Summary Iron is a member of a small group of nutrients that limits aquatic primary production. Mechanisms for utilizing iron have to be efficient and adapted according to the ecological niche. In respect to iron acquisition cyanobacteria, prokaryotic oxygen evolving photosynthetic organisms can be divided into siderophore‐ and non‐siderophore‐producing strains. The results presented in this paper suggest that the situation is far more complex. To understand the bioavailability of different iron substrates and the advantages of various uptake strategies, we examined iron uptake mechanisms in the siderophore‐producing cyanobacterium Anabaena sp. PCC 7120. Comparison of the uptake of iron complexed with exogenous (desferrioxamine B, DFB) or to self‐secreted (schizokinen) siderophores by Anabaena sp. revealed that uptake of the endogenous produced siderophore complexed to iron is more efficient. In addition, Anabaena sp. is able to take up dissolved, ferric iron hydroxide species (Fe′) via a reductive mechanism. Thus, Anabaena sp. exhibits both, siderophore‐ and non‐siderophore‐mediated iron uptake. While assimilation of Fe′ and FeDFB are not induced by iron starvation, FeSchizokinen uptake rates increase with increasing iron starvation.
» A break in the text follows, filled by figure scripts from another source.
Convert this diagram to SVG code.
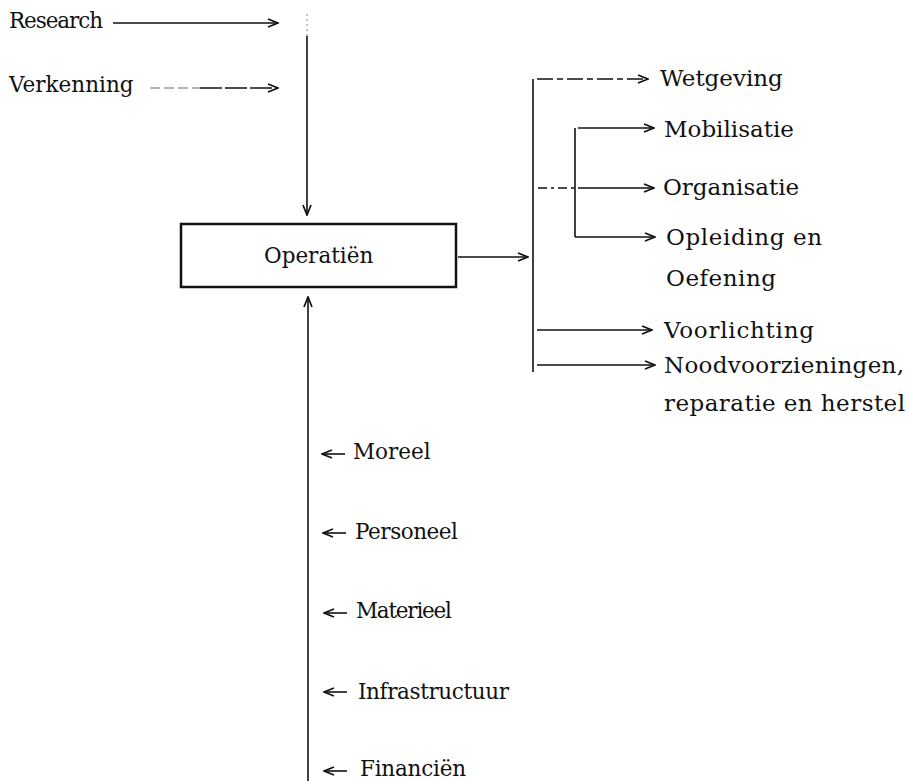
<svg xmlns="http://www.w3.org/2000/svg" width="909" height="781" viewBox="0 0 909 781">
  <defs>
    <marker id="head" viewBox="0 0 12 10" refX="11" refY="5" markerWidth="12" markerHeight="10" markerUnits="userSpaceOnUse" orient="auto">
      <polyline points="1,1 11,5 1,9" fill="none" stroke="#111" stroke-width="1.7" stroke-linejoin="miter"/>
    </marker>
  </defs>
  <style>
    text { font-family: "DejaVu Serif", "Liberation Serif", serif; font-size: 21.5px; fill: #111; }
    .big { font-size: 23px; }
    .ln { stroke: #111; stroke-width: 1.6; fill: none; }
    .arr { stroke: #111; stroke-width: 1.6; fill: none; marker-end: url(#head); }
    .box { fill: #fff; stroke: #111; stroke-width: 2.5; }
  </style>
  <rect width="909" height="781" fill="#fff"/>

  <!-- connectors -->
  <g id="connectors">
    <!-- inputs from the top -->
    <line class="arr" x1="113" y1="23" x2="278" y2="23"/>
    <line x1="150" y1="88" x2="200" y2="88" stroke="#999" stroke-width="1.4" stroke-dasharray="10 4"/>
    <line class="arr" x1="200" y1="88" x2="278" y2="88" stroke-dasharray="22 3"/>
    <line x1="307" y1="14" x2="307" y2="36" stroke="#aaa" stroke-width="1.4" stroke-dasharray="2 3"/>
    <line class="arr" x1="307" y1="36" x2="307" y2="215"/>
    <!-- inputs from below -->
    <line class="arr" x1="308" y1="781" x2="308" y2="297"/>
    <line class="arr" x1="345" y1="454" x2="322" y2="454"/>
    <line class="arr" x1="346" y1="533" x2="323" y2="533"/>
    <line class="arr" x1="347" y1="613" x2="324" y2="613"/>
    <line class="arr" x1="347" y1="692" x2="324" y2="692"/>
    <line class="arr" x1="347" y1="771" x2="324" y2="771"/>
    <!-- output to the bracket -->
    <line class="arr" x1="458" y1="257" x2="528" y2="257"/>
    <line class="ln" x1="533" y1="79" x2="533" y2="372"/>
    <line class="ln" x1="575" y1="128" x2="575" y2="237"/>
    <line class="arr" x1="537" y1="79" x2="648" y2="79" stroke-dasharray="16 4 6 4"/>
    <line class="arr" x1="578" y1="128" x2="654" y2="128"/>
    <line class="ln" x1="538" y1="188" x2="574" y2="188" stroke-dasharray="9 4 3 4"/>
    <line class="arr" x1="578" y1="188" x2="654" y2="188"/>
    <line class="arr" x1="575" y1="237" x2="655" y2="237"/>
    <line class="arr" x1="537" y1="330" x2="652" y2="330"/>
    <line class="arr" x1="537" y1="365" x2="655" y2="365"/>
  </g>

  <g id="research"><text x="9" y="28" textLength="94" lengthAdjust="spacing">Research</text></g>
  <g id="verkenning"><text x="9" y="92">Verkenning</text></g>

  <g id="operatien">
    <rect class="box" x="181" y="224" width="275" height="63"/>
    <text x="264" y="263">Operatiën</text>
  </g>

  <g id="wetgeving"><text class="big" x="660" y="86">Wetgeving</text></g>
  <g id="mobilisatie"><text class="big" x="664" y="137">Mobilisatie</text></g>
  <g id="organisatie"><text class="big" x="663" y="195">Organisatie</text></g>
  <g id="opleiding"><text class="big" x="666" y="245" textLength="156" lengthAdjust="spacing">Opleiding en</text><text class="big" x="666" y="286" textLength="110" lengthAdjust="spacing">Oefening</text></g>
  <g id="voorlichting"><text class="big" x="664" y="338" textLength="150" lengthAdjust="spacing">Voorlichting</text></g>
  <g id="noodvoorzieningen"><text class="big" x="664" y="373" textLength="240" lengthAdjust="spacing">Noodvoorzieningen,</text><text class="big" x="664" y="411" textLength="241" lengthAdjust="spacing">reparatie en herstel</text></g>

  <g id="moreel"><text x="353" y="459">Moreel</text></g>
  <g id="personeel"><text x="355" y="539" textLength="103" lengthAdjust="spacing">Personeel</text></g>
  <g id="materieel"><text x="356" y="618" textLength="96" lengthAdjust="spacing">Materieel</text></g>
  <g id="infrastructuur"><text x="358" y="699" textLength="151" lengthAdjust="spacing">Infrastructuur</text></g>
  <g id="financien"><text x="360" y="776" textLength="106" lengthAdjust="spacing">Financiën</text></g>
</svg>
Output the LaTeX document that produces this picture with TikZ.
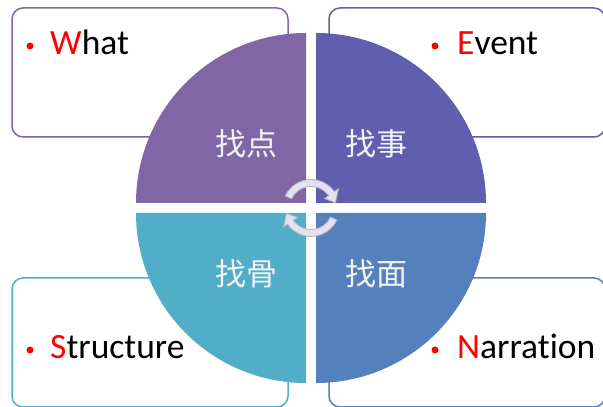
\documentclass[tikz,border=0pt]{standalone}
\usepackage{fontspec}
\setmainfont{Carlito}[Ligatures=NoCommon]
\newfontfamily\cjk{Noto Sans CJK SC}
\usetikzlibrary{positioning}

\definecolor{whatcol}{HTML}{8066A4}
\definecolor{eventcol}{HTML}{605EAE}
\definecolor{structcol}{HTML}{52ADC8}
\definecolor{narrcol}{HTML}{5480BD}
\definecolor{cyclefill}{HTML}{E4E1EE}
\definecolor{cycleline}{HTML}{B4AFC6}

\begin{document}
\begin{tikzpicture}[x=1pt,y=1pt,
  box/.style={draw,line width=1.5pt,rounded corners=11pt,minimum width=276pt,minimum height=129pt,inner sep=0pt},
  itemtext/.style={anchor=base west,inner sep=0pt,font=\fontsize{35.5}{40}\selectfont},
  dot/.style={circle,fill=red,inner sep=0pt,minimum size=7pt},
  cn/.style={text=white!95!black,font=\cjk\fontsize{31}{36}\selectfont},
  cyclearrow/.style={fill=cyclefill,draw=cycleline,line width=0.8pt}]
\useasboundingbox (0,0) rectangle (603,407);
% boxes behind the circle
\node[box,draw=whatcol]   (whatbox)   at (150,334.5) {};
\node[box,draw=eventcol]  (eventbox)  at (467,334.5) {};
\node[box,draw=structcol] (structbox) at (150,64.5) {};
\node[box,draw=narrcol]   (narrbox)   at (467,64.5) {};
% four quarters
\fill[whatcol]   (306,204) -- (136,204) arc[start angle=180,end angle=90,radius=170] -- cycle;
\fill[eventcol]  (316,204) -- (316,374) arc[start angle=90,end angle=0,radius=170] -- cycle;
\fill[structcol] (306,194) -- (306,24) arc[start angle=270,end angle=180,radius=170] -- cycle;
\fill[narrcol]   (316,194) -- (486,194) arc[start angle=0,end angle=-90,radius=170] -- cycle;
\node[cn] (zhaodian) at (246,263) {找点};
\node[cn] (zhaoshi)  at (376,263) {找事};
\node[cn] (zhaogu)   at (246,133) {找骨};
\node[cn] (zhaomian) at (376,133) {找面};
% cycle arrows
\begin{scope}[shift={(311,199)}]
\filldraw[cyclearrow] (155:28.5) arc[start angle=155,end angle=35,radius=28.5] -- (35:33.5) -- (12:25) -- (35:16.5) -- (35:21.5) arc[start angle=35,end angle=155,radius=21.5] -- cycle;
\filldraw[cyclearrow,rotate=180] (155:28.5) arc[start angle=155,end angle=35,radius=28.5] -- (35:33.5) -- (12:25) -- (35:16.5) -- (35:21.5) arc[start angle=35,end angle=155,radius=21.5] -- cycle;
\end{scope}
% items
\node[dot] (whatdot)   at (30,361)  {};
\node[dot] (eventdot)  at (435,361) {};
\node[dot] (structdot) at (30,57)   {};
\node[dot] (narrdot)   at (435,57)  {};
\node[itemtext] (what)   at (50,352)  {\textcolor{red}{W}hat};
\node[itemtext] (event)  at (457,352) {\textcolor{red}{E}vent};
\node[itemtext] (struct) at (50,48)   {\textcolor{red}{S}tructure};
\node[itemtext] (narr)   at (457,48)  {\textcolor{red}{N}arration};
\end{tikzpicture}
\end{document}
Consequently, we suggest that Fe′ reduction and uptake is advantageous for low‐density cultures, while at higher densities siderophore uptake is preferred. Anabaena takes up endogenous Feschizokinen, ferric xenosiderophore (FeDFB) as well as dissolved ferric iron hydroxide species (Fe′), the latter two with lower rates than FeSchizokinen. Xenosiderophore and Fe′ assimilation are not induced by iron starvation, while the rates of uptake of the endogenous siderophore are. Moreover, the transport of iron complexed to endogenous and exogenous siderophores merges at the plasma membrane, while the Fe′ transport route remains unknown.